One observable that is somewhat sensitive to the dissipation strength is the final fragment kinetic energy, a quantity that has proven to be difficult to treat reliably in models. By contrast, the time elapsed from the crossing of the fission barrier until scission is quite sensitive to the dissipation, being roughly inversely proportional to its strength. However, this quantity is difficult to measure directly, though somewhat equivalent experimental information can be obtained from quasi-fission processes Williams et al. (2018); Banerjee et al. (2019).

It is an important challenge to derive the dissipation tensor from microscopic models. For this, the TDDFT method (including pairing) might be a suitable tool. In its basic form, by energy conservation and by the knowledge of the kinetic energy and excitation of the nascent fragments after scission, one can determine the total energy dissipated from the initial condition. (The excitation of the nascent fragments is initially partly given in the form of distortion energy which will gradually be converted to additional internal excitation as the fragment shapes relax to their equilibrium forms.) Two existing approaches might be useful for obtaining information on dissipation in TDDFT. The first is the density-constrained TDHF method of section 3.2.2. More systematic application of this approach to disentangle the collective energy from the excitation energy without imposing the adiabatic approximation is desirable.

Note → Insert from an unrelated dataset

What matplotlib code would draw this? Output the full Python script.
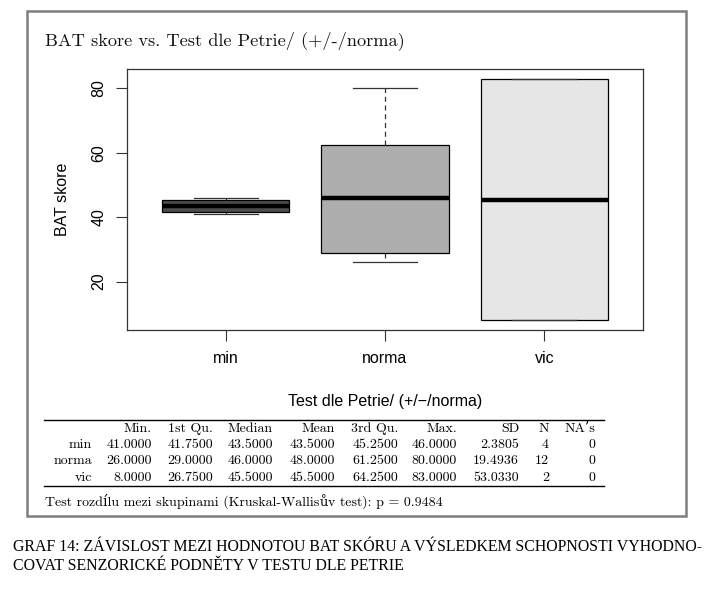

An alternative approach, called Dissipative-Dynamics TDHF, consists in making a macroscopic mapping of the collective evolution Washiyama and Lacroix (2008); Washiyama et al. (2009) which, however, requires a somewhat ambiguous choice of the relevant collective coordinates. This approach has not yet been applied to the fission problem, although a first step in this direction has been made Tanimura et al. (2015).